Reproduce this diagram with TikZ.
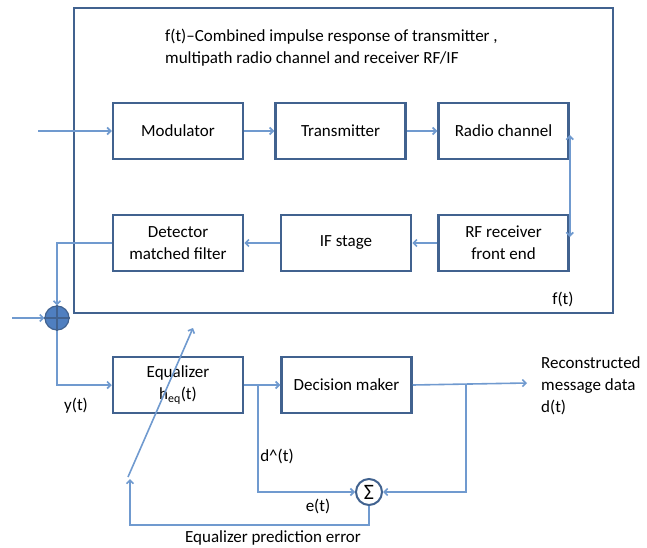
\documentclass[tikz,border=0pt]{standalone}
\usepackage{fontspec}
\setmainfont{Carlito}
\usetikzlibrary{arrows.meta}
\definecolor{boxc}{HTML}{41628F}
\definecolor{linec}{HTML}{709ACF}
\definecolor{addc}{HTML}{4F7FC0}
\begin{document}
\begin{tikzpicture}[x=1pt,y=-1pt,
  font=\fontsize{17}{22}\selectfont,
  blk/.style={draw=boxc,line width=2.5pt,minimum width=130pt,minimum height=56pt,inner sep=2pt,align=center,fill=white},
  conn/.style={draw=linec,line width=1.6pt,-{Straight Barb[length=3.5pt,width=7pt]}},
  conn2/.style={draw=linec,line width=1.6pt,{Straight Barb[length=3.5pt,width=7pt]}-{Straight Barb[length=3.5pt,width=7pt]}},
  plain/.style={draw=linec,line width=1.6pt},
  lbl/.style={inner sep=0pt,align=left}]
\useasboundingbox (0,0) rectangle (647,548);
% big box
\node[draw=boxc,line width=2.5pt,minimum width=539pt,minimum height=305pt,inner sep=0pt] (big) at (343.5,160.5) {};
\node[lbl,anchor=west] (title) at (165,48) {f(t)–Combined impulse response of transmitter ,\\multipath radio channel and receiver RF/IF};
\node[lbl] (ft) at (563,299) {f(t)};
% blocks
\node[blk] (mod) at (178,131) {Modulator};
\node[blk] (tx) at (340.5,131) {Transmitter};
\node[blk] (radio) at (503.5,131) {Radio channel};
\node[blk] (det) at (178,243) {Detector\\matched filter};
\node[blk] (ifs) at (346,243) {IF stage};
\node[blk] (rf) at (503.5,243) {RF receiver\\front end};
\node[blk] (eq) at (178,385) {Equalizer\\h\textsubscript{eq}(t)};
\node[blk] (dec) at (346.5,385) {Decision maker};
% adder and sigma
\node[circle,draw=boxc,fill=addc,line width=1.2pt,minimum size=24pt,inner sep=0pt] (add) at (57,318) {};
\draw[boxc,line width=1.2pt] (add.north) -- (add.south) (add.west) -- (add.east);
\node[circle,draw=boxc,fill=white,line width=2pt,minimum size=26pt,inner sep=0pt,font=\fontsize{22}{22}\selectfont] (sig) at (369,492) {Σ};
% coordinates
\coordinate (in1) at (38,131);
\coordinate (in2) at (12,318);
\coordinate (dcorner) at (57,243);
\coordinate (ycorner) at (57,385);
\coordinate (b1) at (258,385);
\coordinate (b1d) at (258,492);
\coordinate (b2) at (466,384);
\coordinate (b2d) at (466,492);
\coordinate (out) at (527,383);
\coordinate (e1) at (369,525);
\coordinate (e2) at (130,525);
\coordinate (e3) at (130,479);
\coordinate (diagA) at (128,477);
\coordinate (diagB) at (193,328);
% connectors
\draw[conn] (in1) -- (mod.west);
\draw[conn] (mod.east) -- (tx.west);
\draw[conn] (tx.east) -- (radio.west);
\draw[conn2] ([yshift=-4pt]radio.east) -- ([yshift=6pt]rf.east);
\draw[conn] (rf.west) -- (ifs.east);
\draw[conn] (ifs.west) -- (det.east);
\draw[conn] (det.west) -- (dcorner) -- (add.north);
\draw[conn] (in2) -- (add.west);
\draw[conn] (add.south) -- (ycorner) -- (eq.west);
\draw[conn] (eq.east) -- (dec.west);
\draw[conn] (b1) -- (b1d) -- (sig.west);
\draw[conn] (dec.east) -- (out);
\draw[conn] (b2) -- (b2d) -- (sig.east);
\draw[conn] (sig.south) -- (e1) -- (e2) -- (e3);
\draw[conn] (diagA) -- (diagB);
% labels
\node[lbl] (yt) at (76,406) {y(t)};
\node[lbl] (dhat) at (277,456) {d\^{}(t)};
\node[lbl] (et) at (318,506) {e(t)};
\node[lbl] (eqerr) at (273,538) {Equalizer prediction error};
\node[lbl,anchor=north west] (rec) at (541,356) {Reconstructed\\message data\\d(t)};
\end{tikzpicture}
\end{document}
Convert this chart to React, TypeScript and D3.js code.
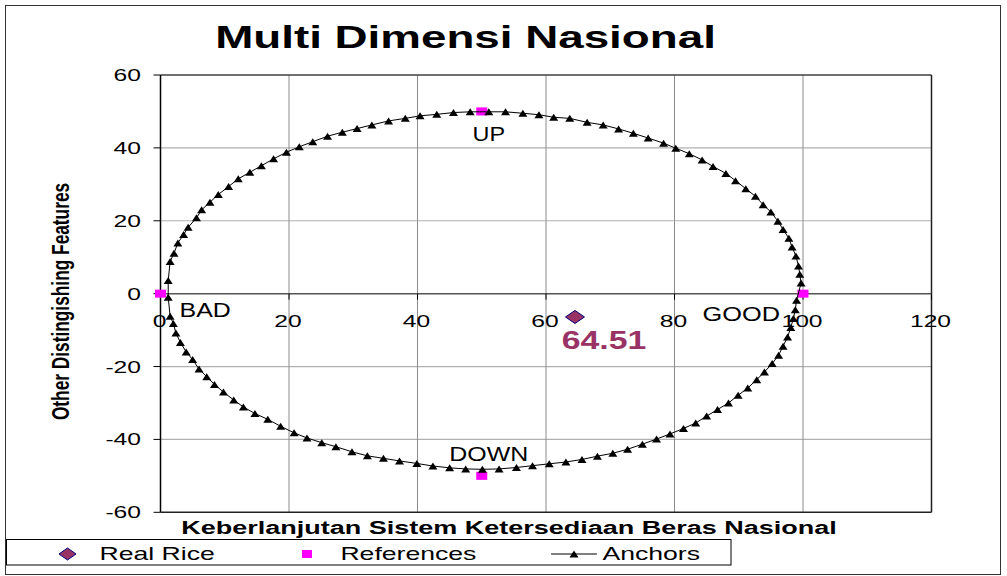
import React from "react";
import * as d3 from "d3";

const FONT = "'Liberation Sans', Arial, Helvetica, sans-serif";

const chartTitle = "Multi Dimensi Nasional";
const xAxisTitle = "Keberlanjutan Sistem Ketersediaan Beras Nasional";
const yAxisTitle = "Other Distingishing Features";

const xTicks = [0, 20, 40, 60, 80, 100, 120];
const yTicks = [60, 40, 20, 0, -20, -40, -60];

const seriesNames = ["Real Rice", "References", "Anchors"];

const realRiceX = [64.51];
const realRiceY = [-6.4];
const realRiceLabel = "64.51";

const referenceX = [0, 50, 100, 50];
const referenceY = [0, 50, 0, -50];
const referenceLabels = ["BAD", "UP", "GOOD", "DOWN"];

const anchorPoints: [number, number][] = [
  [1.2, -1.0], [1.2, 3.6], [1.5, 8.8], [2.1, 11.1], [2.7, 13.9], [3.6, 16.2],
  [4.3, 18.2], [5.6, 20.8], [6.4, 23.0], [7.7, 25.1], [9.0, 27.2], [10.6, 29.4],
  [12.1, 31.5], [13.9, 33.3], [15.7, 35.1], [17.6, 37.0], [19.6, 38.8], [21.6, 40.3],
  [23.7, 41.7], [26.0, 43.2], [28.3, 44.3], [30.6, 45.3], [32.9, 46.3], [35.5, 47.4],
  [38.1, 48.1], [40.4, 48.8], [43.0, 49.2], [45.6, 49.7], [48.2, 49.9], [51.1, 49.9],
  [53.7, 49.9], [56.4, 49.5], [58.9, 49.1], [61.2, 48.4], [63.7, 48.1], [66.4, 47.0],
  [68.9, 46.3], [71.3, 45.2], [73.6, 44.0], [75.9, 42.7], [78.3, 41.3], [80.2, 39.9],
  [82.3, 38.4], [84.3, 36.7], [86.0, 34.9], [88.0, 33.0], [89.5, 31.0], [91.1, 28.8],
  [92.6, 26.7], [93.8, 24.4], [95.0, 22.4], [96.1, 19.9], [96.9, 17.6], [97.8, 15.2],
  [98.3, 12.8], [98.9, 10.3], [99.3, 7.6], [99.5, 5.3], [99.7, 2.9],
  [99.0, -1.8], [98.8, -4.4], [98.5, -6.8], [98.1, -9.3], [97.6, -11.9], [96.9, -14.4],
  [96.2, -16.9], [95.2, -19.2], [94.0, -21.5], [92.8, -23.6], [91.4, -25.9], [89.9, -27.9],
  [88.4, -30.0], [86.7, -31.8], [85.0, -33.6], [83.3, -35.5], [81.4, -37.0], [79.3, -38.5],
  [77.2, -39.9], [75.0, -41.3], [72.7, -42.7], [70.4, -43.8], [68.0, -44.6], [65.6, -45.5],
  [63.1, -46.2], [60.5, -46.7], [57.9, -47.2], [55.4, -47.7], [52.7, -48.1], [50.1, -48.2],
  [47.5, -48.1], [45.0, -47.8], [42.4, -47.3], [39.9, -46.6], [37.2, -45.9], [34.7, -45.2],
  [32.2, -44.5], [29.8, -43.4], [27.3, -42.0], [25.1, -40.9], [22.8, -39.6], [20.8, -38.2],
  [18.7, -36.4], [16.7, -34.5], [14.7, -32.9], [12.9, -31.1], [11.4, -29.2], [9.8, -27.0],
  [8.4, -24.9], [7.2, -22.8], [6.0, -20.7], [5.0, -18.1], [4.0, -16.0], [3.1, -13.4],
  [2.4, -10.8], [2.0, -8.2], [1.5, -6.2],
];

const W = 1007;
const H = 576;

type TProps = {
  x: number; y: number; size: number; sx: number;
  anchor?: "start" | "middle" | "end"; bold?: boolean; fill?: string; rotate?: number;
  children: React.ReactNode;
};
function T({ x, y, size, sx, anchor = "start", bold = false, fill = "#000", rotate = 0, children }: TProps) {
  const tr = `translate(${x},${y}) scale(${sx},1)` + (rotate ? ` rotate(${rotate})` : "");
  return (
    <text transform={tr} fontSize={size} fontWeight={bold ? "bold" : "normal"} textAnchor={anchor} fill={fill} fontFamily={FONT}>
      {children}
    </text>
  );
}

const tri = (cx: number, cy: number, w: number, h: number) =>
  `M${cx},${cy - h / 2}L${cx + w / 2},${cy + h / 2}L${cx - w / 2},${cy + h / 2}Z`;
const diamond = (cx: number, cy: number, w: number, h: number) =>
  `M${cx},${cy - h / 2}L${cx + w / 2},${cy}L${cx},${cy + h / 2}L${cx - w / 2},${cy}Z`;

export default function App() {
  const x = d3.scaleLinear().domain([0, 120]).range([160.5, 931.5]);
  const y = d3.scaleLinear().domain([-60, 60]).range([512.3, 75]);
  const x0 = x(0), x1 = x(120), yTop = y(60), yBot = y(-60), yZero = y(0);

  const closed = [...anchorPoints, anchorPoints[0]];
  const linePath = d3.line<[number, number]>().x((d) => x(d[0])).y((d) => y(d[1]))(closed) || "";

  const labelPos = [
    { dx: 19, dy: 23, anchor: "start" as const, sx: 1.28 },
    { dx: 7, dy: 30, anchor: "middle" as const, sx: 1.2 },
    { dx: -23, dy: 27, anchor: "end" as const, sx: 1.3 },
    { dx: 7, dy: -15, anchor: "middle" as const, sx: 1.28 },
  ];

  return (
    <svg width={W} height={H} style={{ position: "absolute", left: 0, top: 0, background: "#fff" }}>
      <rect x={0} y={0} width={W} height={H} fill="#fff" />
      {/* outer chart border */}
      <rect x={5.5} y={5.5} width={995} height={569} fill="none" stroke="#333" strokeWidth={1} />

      {/* title */}
      <T x={465.5} y={48} size={32} sx={1.43} anchor="middle" bold>{chartTitle}</T>

      {/* gridlines */}
      {yTicks.filter((t) => t !== 60 && t !== -60 && t !== 0).map((t) => (
        <line key={"gy" + t} x1={x0} x2={x1} y1={y(t)} y2={y(t)} stroke="#b0b0b0" strokeWidth={1.2} />
      ))}
      {xTicks.filter((t) => t !== 0 && t !== 120).map((t) => (
        <line key={"gx" + t} x1={x(t)} x2={x(t)} y1={yTop} y2={yBot} stroke="#8c8c8c" strokeWidth={1} />
      ))}

      {/* plot frame */}
      <line x1={x0} x2={x1} y1={yTop} y2={yTop} stroke="#404040" strokeWidth={1.5} />
      <line x1={x1} x2={x1} y1={yTop} y2={yBot} stroke="#202020" strokeWidth={1.5} />
      <line x1={x0} x2={x1} y1={yBot} y2={yBot} stroke="#202020" strokeWidth={1.5} />

      {/* y axis */}
      <line x1={x0} x2={x0} y1={yTop} y2={yBot} stroke="#000" strokeWidth={1.5} />
      {yTicks.map((t) => (
        <g key={"yt" + t}>
          <line x1={x0 - 7} x2={x0} y1={y(t)} y2={y(t)} stroke="#000" strokeWidth={1} />
          <T x={141} y={y(t) + 6} size={17} sx={1.45} anchor="end">{String(t)}</T>
        </g>
      ))}

      {/* x axis at y=0 */}
      <line x1={x0} x2={x1} y1={yZero} y2={yZero} stroke="#555" strokeWidth={1.5} />
      {xTicks.map((t) => (
        <g key={"xt" + t}>
          <line x1={x(t)} x2={x(t)} y1={yZero} y2={yZero + 6} stroke="#000" strokeWidth={1} />
          <T x={x(t) - 1} y={327} size={17} sx={1.45} anchor="middle">{String(t)}</T>
        </g>
      ))}

      {/* axis titles */}
      <T x={509} y={534} size={18.5} sx={1.46} anchor="middle" bold>{xAxisTitle}</T>
      <T x={69} y={301.5} size={17.3} sx={1.4} anchor="middle" bold rotate={-90}>{yAxisTitle}</T>

      {/* references */}
      {referenceX.map((rx, i) => (
        <rect key={"ref" + i} x={x(rx) - 5.5} y={y(referenceY[i]) - 4} width={11} height={8} fill="#ff00ff" />
      ))}

      {/* anchors */}
      <path d={linePath} fill="none" stroke="#000" strokeWidth={1} />
      {anchorPoints.map((p, i) => (
        <path key={"a" + i} d={tri(x(p[0]), y(p[1]), 9, 7)} fill="#000" />
      ))}

      {/* reference labels */}
      {referenceLabels.map((lab, i) => (
        <T key={"rl" + i} x={x(referenceX[i]) + labelPos[i].dx} y={y(referenceY[i]) + labelPos[i].dy}
          size={19.5} sx={labelPos[i].sx} anchor={labelPos[i].anchor}>{lab}</T>
      ))}

      {/* real rice */}
      {realRiceX.map((rx, i) => (
        <g key={"rr" + i}>
          <path d={diamond(x(rx), y(realRiceY[i]), 19, 13)} fill="#993366" stroke="#000080" strokeWidth={1} />
          <T x={x(rx) - 13.3} y={y(realRiceY[i]) + 32} size={26} sx={1.3} bold fill="#993366">{realRiceLabel}</T>
        </g>
      ))}

      {/* legend */}
      <rect x={6.5} y={539.5} width={724.5} height={25.5} fill="#fff" stroke="#000" strokeWidth={1} />
      <path d={diamond(67.5, 554, 17, 12)} fill="#993366" stroke="#000080" strokeWidth={1} />
      <T x={99.5} y={560} size={18.6} sx={1.43}>{seriesNames[0]}</T>
      <rect x={302} y={550} width={10} height={8} fill="#ff00ff" />
      <T x={340.4} y={560} size={18.6} sx={1.43}>{seriesNames[1]}</T>
      <line x1={551} x2={597} y1={554} y2={554} stroke="#555" strokeWidth={1.5} />
      <path d={tri(574, 554, 9, 7)} fill="#000" />
      <T x={602.4} y={560} size={18.6} sx={1.43}>{seriesNames[2]}</T>
    </svg>
  );
}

WHAT NEEDS TO BE DONE: Count the lines that include the word "this" and state the result as a bare number.

FULL ANSWER: 2